María de los Ángeles Rol de Lama, director of the Chronobiology and Sleep Laboratory at the University of Murcia, who did not participate in the study, recognizes the research’s value and significance, although “it goes against the scientific consensus that existed until now.” She also points out the difficulty in discerning the effects of lunar cycles in people who are going about their normal lives, and are exposed to a large number of circumstances can influence the menstrual cycle. “To measure this accurately, you would have to put women in a bunker for a month,” she argues.

This has been done in the past, although such experiments are difficult to replicate. In 1962, Michel Siffre, a 23-year-old French scientist, isolated himself in caves without clocks or natural light for months, and demonstrated that the human body maintains an internal rhythm close to 24 hours but loses synchronization with the solar day — an experiment that revealed the existence of an internal biological clock.

Claude Gronfier, who last year published an article suggesting an internal clock regulates the menstrual cycle and downplaying the influence of the Moon, considers that the newly published results and other recent similar studies indicate that the relationship between the lunar and menstrual cycles “is not coincidental.” However, regarding the hypothesis that smarphones and LED light are responsible for the loss of synchrony between menstruation and the Moon, he believes that “it would have been useful to be able to test this hypothesis using records of the light to which the participants in this study were exposed, in order to verify that the light intensity of the participants’ environment had actually changed before and after 2010.”

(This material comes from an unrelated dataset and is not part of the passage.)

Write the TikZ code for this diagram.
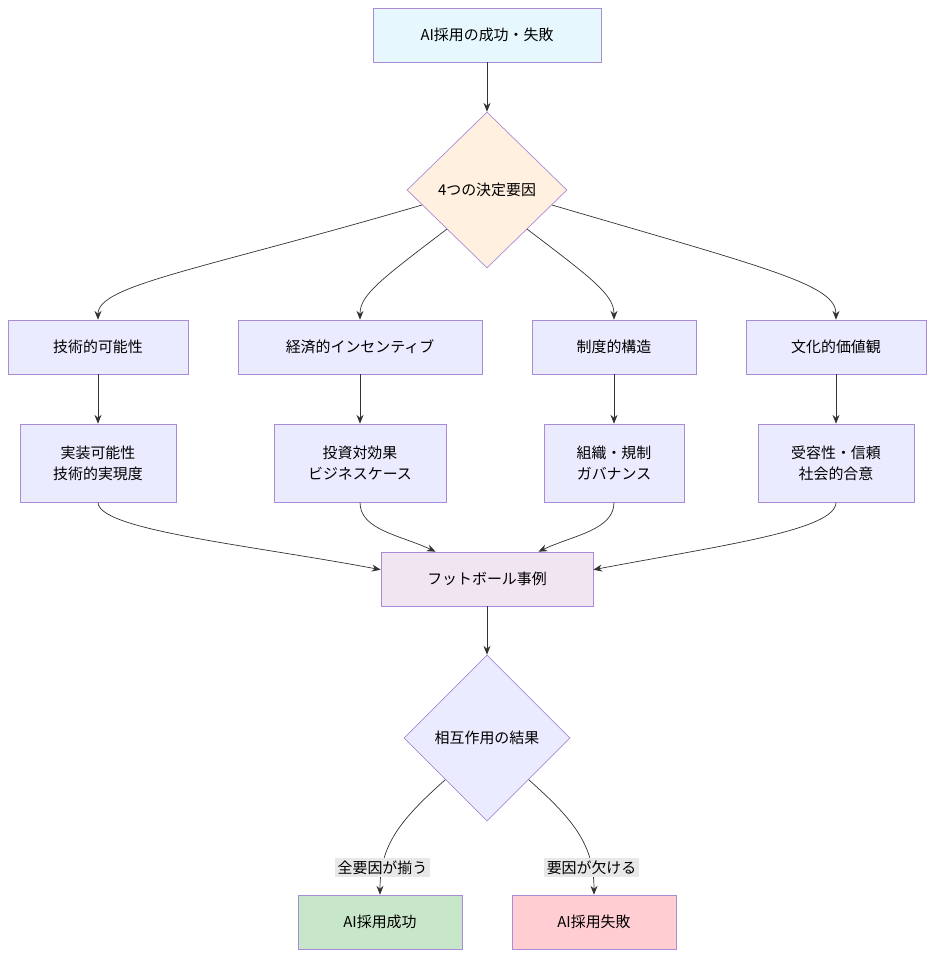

“This remains to be seen, as it cannot be ruled out that this weaker association observed over the past 15 years may be partly related to other environmental factors (increased temperatures linked to global warming, CO2, diet, etc.) or individual factors (aging of the study participants, more sleep disorders, etc.),” he concludes, urging caution when interpreting a result “based on a relatively small group of women.”

The mystery of menstrual synchrony with the Moon, like other possible effects of the satellite on human affairs, seems far from resolved. Cycles can lengthen or shorten due to stress, hormonal changes, restrictive diets, or obesity. Additionally, because the average menstrual cycle length is similar to — but not identical with — the lunar cycle, casual coincidences are easily mistaken for true synchrony. Many studies also rely on small samples or inaccurate self-recorded data collected by the women themselves, which further complicates analysis. As a result, just as with studies attempting to determine if women living together synchronize their periods, lunar effects sometimes appear in the data but are intermittent, weak, and difficult to replicate rigorously.